■ Required work ■
Print, word for word, the opening line of the data below and every line after it through the line that contains "const legendCenterY = [1233, 2572, 3918];", but not the pictures.
————————
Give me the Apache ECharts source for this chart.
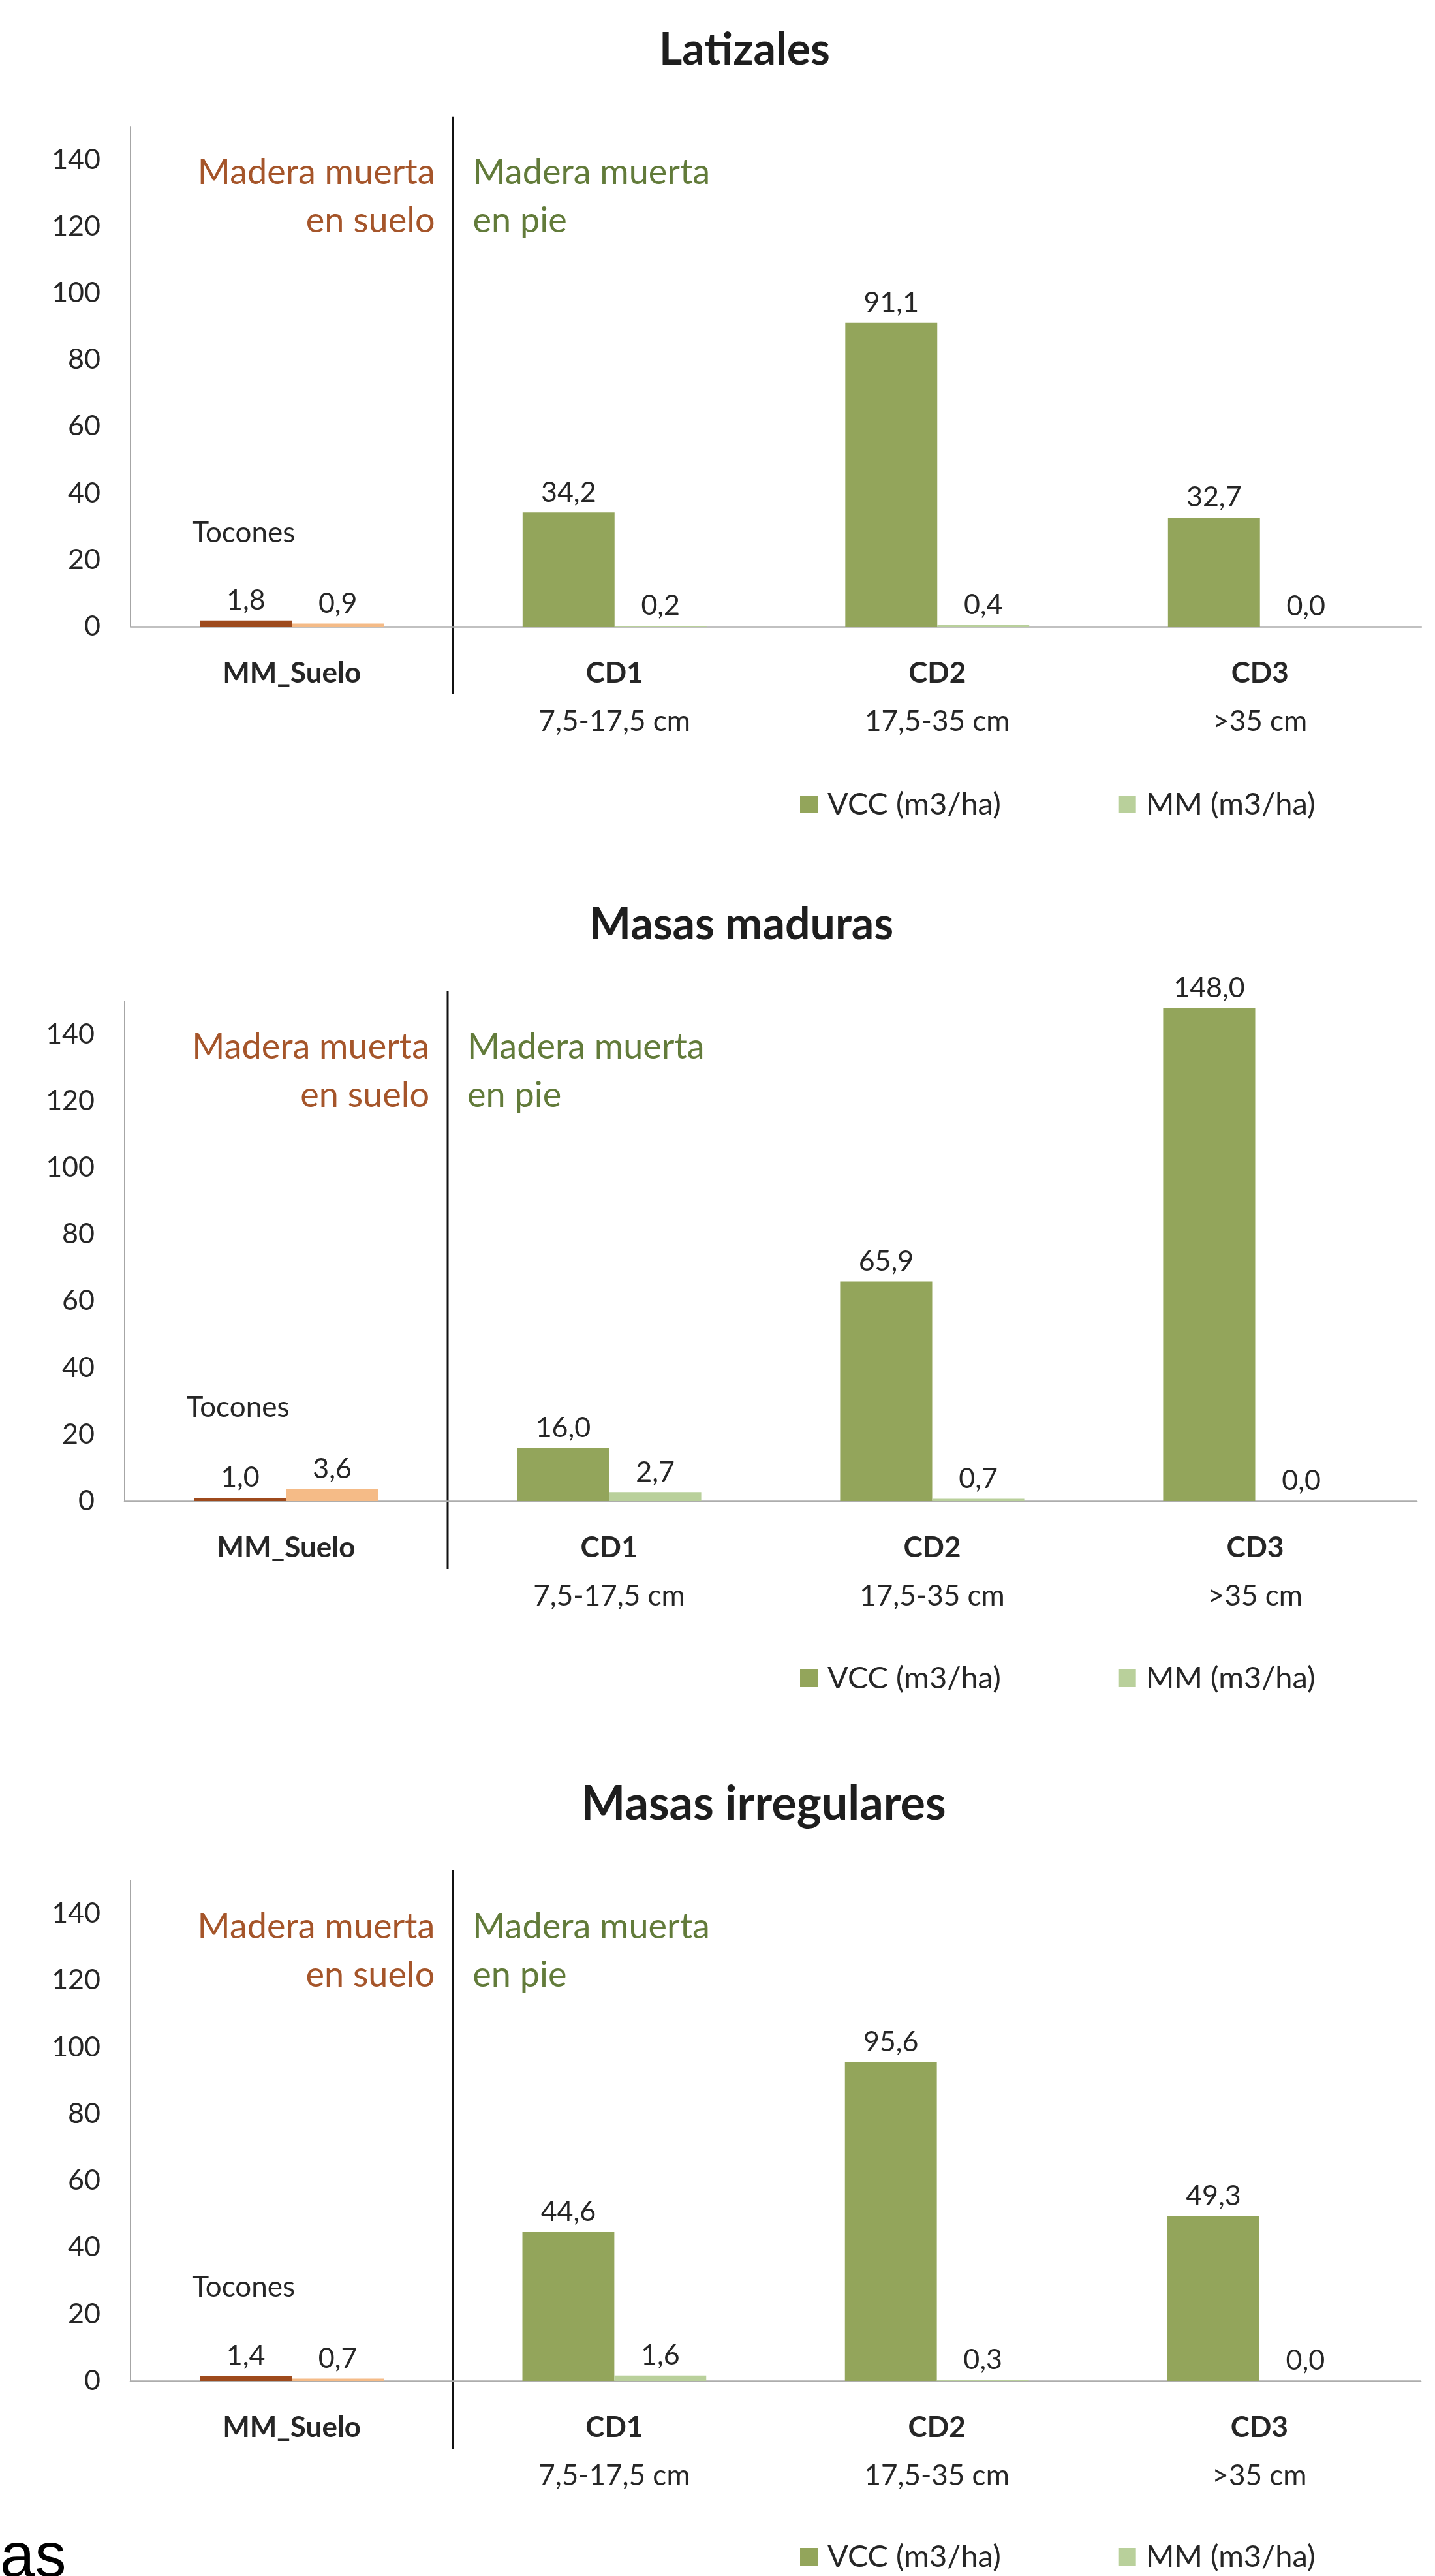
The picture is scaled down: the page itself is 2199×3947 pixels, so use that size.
<!DOCTYPE html>
<html><head><meta charset="utf-8">
<script src="https://cdn.jsdelivr.net/npm/echarts@6.0.0/dist/echarts.min.js"></script>
<style>html,body{margin:0;padding:0;background:#fff}#c{width:2199px;height:3947px}</style>
</head><body><div id="c"></div>
<script>
// ---------- data ----------
const categories = ['MM_Suelo', 'CD1', 'CD2', 'CD3'];
const diameterRanges = ['', '7,5-17,5 cm', '17,5-35 cm', '>35 cm'];
const panelTitles = ['Latizales', 'Masas maduras', 'Masas irregulares'];
const seriesNames = ['VCC (m3/ha)', 'MM (m3/ha)'];
const vccLatizales = [1.8, 34.2, 91.1, 32.7];
const mmLatizales = [0.9, 0.2, 0.4, 0.0];
const vccMaduras = [1.0, 16.0, 65.9, 148.0];
const mmMaduras = [3.6, 2.7, 0.7, 0.0];
const vccIrregulares = [1.4, 44.6, 95.6, 49.3];
const mmIrregulares = [0.7, 1.6, 0.3, 0.0];
const yMin = 0, yMax = 150, yStep = 20, yLastLabel = 140;
const groupLabelSuelo = ['Madera muerta', 'en suelo'];
const groupLabelPie = ['Madera muerta', 'en pie'];
const stumpLabel = 'Tocones';
const stumpLabelValue = 28;
const strayText = 'as';

// ---------- styles / layout ----------
const FONT = 'Lato';
const TXT = '#262626';
const GREEN = '#93A55B', LIGHTGREEN = '#B9D09B', BROWN = '#9E4A1C', PEACH = '#F5BB87';
const BROWN_TXT = '#A5552A', GREEN_TXT = '#627B3A';
const vcc = [vccLatizales, vccMaduras, vccIrregulares];
const mm = [mmLatizales, mmMaduras, mmIrregulares];
const grids = [
  {left: 200, right: 21, top: 194, height: 766},
  {left: 191, right: 28, top: 1534, height: 766},
  {left: 200, right: 22, top: 2881, height: 767}
];
const titleCenters = [1141, 1136, 1170];
const titleSizes = [68, 68, 72];
const legendCenterY = [1233, 2572, 3918];

const fmt = p => Number(p.value).toFixed(1).replace('.', ',');
const labelCfg = {show: true, position: 'top', distance: 9, formatter: fmt,
  fontFamily: FONT, fontSize: 43, color: TXT};

const option = {
  animation: false,
  backgroundColor: '#fff',
  grid: grids.map(g => Object.assign({outerBoundsMode: 'none', containLabel: false}, g)),
  xAxis: grids.map((g, p) => ({
    type: 'category', gridIndex: p, data: categories,
    axisLine: {show: true, lineStyle: {color: '#ADADAD', width: 2.5}},
    axisTick: {show: false},
    splitLine: {show: false},
    axisLabel: {
      interval: 0, margin: 35,
      formatter: (v, i) => diameterRanges[i] ? '{a|' + v + '}\n{b|' + diameterRanges[i] + '}' : '{a|' + v + '}',
      rich: {
        a: {fontFamily: FONT, fontWeight: 'bold', fontSize: 44, color: TXT, lineHeight: 74},
        b: {fontFamily: FONT, fontSize: 44, color: TXT, lineHeight: 74}
      }
    }
  })),
  yAxis: grids.map((g, p) => ({
    type: 'value', gridIndex: p, min: yMin, max: yMax, interval: yStep,
    axisLine: {show: true, lineStyle: {color: '#A6A6A6', width: 2}},
    axisTick: {show: false},
    splitLine: {show: false},
    axisLabel: {margin: 46, fontFamily: FONT, fontSize: 43, color: TXT, showMaxLabel: false,
      formatter: v => (v > yLastLabel ? '' : String(v))}
  })),
  legend: grids.map((g, p) => ({
    data: seriesNames, left: 1226, top: legendCenterY[p] - 24, padding: 0,
    itemWidth: 27, itemHeight: 27, itemGap: 180, icon: 'rect', selectedMode: false,
    textStyle: {fontFamily: FONT, fontSize: 47, color: TXT, padding: [0, 0, 0, 10]}
  })),
  series: []
};

for (let p = 0; p < 3; p++) {
  option.series.push({
    name: seriesNames[0], type: 'bar', xAxisIndex: p, yAxisIndex: p,
    barGap: '0%', barCategoryGap: '43%',
    itemStyle: {color: GREEN},
    data: vcc[p].map((v, i) => i === 0 ? {value: v, itemStyle: {color: BROWN}} : v),
    label: labelCfg
  });
  option.series.push({
    name: seriesNames[1], type: 'bar', xAxisIndex: p, yAxisIndex: p,
    barGap: '0%', barCategoryGap: '43%',
    itemStyle: {color: LIGHTGREEN},
    data: mm[p].map((v, i) => i === 0 ? {value: v, itemStyle: {color: PEACH}} : v),
    label: labelCfg
  });
}

const chart = echarts.init(document.getElementById('c'), null, {renderer: 'canvas'});
chart.setOption(option);

// ---------- annotations tied to the axes ----------
const graphics = [];
for (let p = 0; p < 3; p++) {
  const xa = chart.convertToPixel({xAxisIndex: p}, categories[0]);
  const xb = chart.convertToPixel({xAxisIndex: p}, categories[1]);
  const xd = (xa + xb) / 2;
  const yBase = chart.convertToPixel({yAxisIndex: p}, 0);
  const yTop = chart.convertToPixel({yAxisIndex: p}, 153);
  graphics.push({type: 'line', silent: true,
    shape: {x1: xd, y1: yTop, x2: xd, y2: yBase + 104},
    style: {stroke: '#111', lineWidth: 3}});
  graphics.push({type: 'text', x: titleCenters[p], y: yBase - 883,
    style: {text: panelTitles[p], fontFamily: FONT, fontWeight: 'bold', fontSize: titleSizes[p], fill: '#1E1E1E', align: 'center', verticalAlign: 'middle'}});
  groupLabelSuelo.forEach((t, k) => graphics.push({type: 'text', x: xd - 28, y: yBase - 695 + k * 74,
    style: {text: t, fontFamily: FONT, fontSize: 54, fill: BROWN_TXT, align: 'right', verticalAlign: 'middle'}}));
  groupLabelPie.forEach((t, k) => graphics.push({type: 'text', x: xd + 30, y: yBase - 695 + k * 74,
    style: {text: t, fontFamily: FONT, fontSize: 54, fill: GREEN_TXT, align: 'left', verticalAlign: 'middle'}}));
  graphics.push({type: 'text', x: xa - 74, y: chart.convertToPixel({yAxisIndex: p}, stumpLabelValue),
    style: {text: stumpLabel, fontFamily: FONT, fontSize: 44, fill: TXT, align: 'center', verticalAlign: 'middle'}});
}
graphics.push({type: 'text', x: 0, y: 3922,
  style: {text: strayText, fontFamily: 'Liberation Sans', fontSize: 96, fill: '#000', align: 'left', verticalAlign: 'middle'}});
chart.setOption({graphic: graphics});
</script>
</body></html>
————————
■ Right answer ■
Give me the Apache ECharts source for this chart.
The picture is scaled down: the page itself is 2199×3947 pixels, so use that size.
<!DOCTYPE html>
<html><head><meta charset="utf-8">
<script src="https://cdn.jsdelivr.net/npm/echarts@6.0.0/dist/echarts.min.js"></script>
<style>html,body{margin:0;padding:0;background:#fff}#c{width:2199px;height:3947px}</style>
</head><body><div id="c"></div>
<script>
// ---------- data ----------
const categories = ['MM_Suelo', 'CD1', 'CD2', 'CD3'];
const diameterRanges = ['', '7,5-17,5 cm', '17,5-35 cm', '>35 cm'];
const panelTitles = ['Latizales', 'Masas maduras', 'Masas irregulares'];
const seriesNames = ['VCC (m3/ha)', 'MM (m3/ha)'];
const vccLatizales = [1.8, 34.2, 91.1, 32.7];
const mmLatizales = [0.9, 0.2, 0.4, 0.0];
const vccMaduras = [1.0, 16.0, 65.9, 148.0];
const mmMaduras = [3.6, 2.7, 0.7, 0.0];
const vccIrregulares = [1.4, 44.6, 95.6, 49.3];
const mmIrregulares = [0.7, 1.6, 0.3, 0.0];
const yMin = 0, yMax = 150, yStep = 20, yLastLabel = 140;
const groupLabelSuelo = ['Madera muerta', 'en suelo'];
const groupLabelPie = ['Madera muerta', 'en pie'];
const stumpLabel = 'Tocones';
const stumpLabelValue = 28;
const strayText = 'as';

// ---------- styles / layout ----------
const FONT = 'Lato';
const TXT = '#262626';
const GREEN = '#93A55B', LIGHTGREEN = '#B9D09B', BROWN = '#9E4A1C', PEACH = '#F5BB87';
const BROWN_TXT = '#A5552A', GREEN_TXT = '#627B3A';
const vcc = [vccLatizales, vccMaduras, vccIrregulares];
const mm = [mmLatizales, mmMaduras, mmIrregulares];
const grids = [
  {left: 200, right: 21, top: 194, height: 766},
  {left: 191, right: 28, top: 1534, height: 766},
  {left: 200, right: 22, top: 2881, height: 767}
];
const titleCenters = [1141, 1136, 1170];
const titleSizes = [68, 68, 72];
const legendCenterY = [1233, 2572, 3918];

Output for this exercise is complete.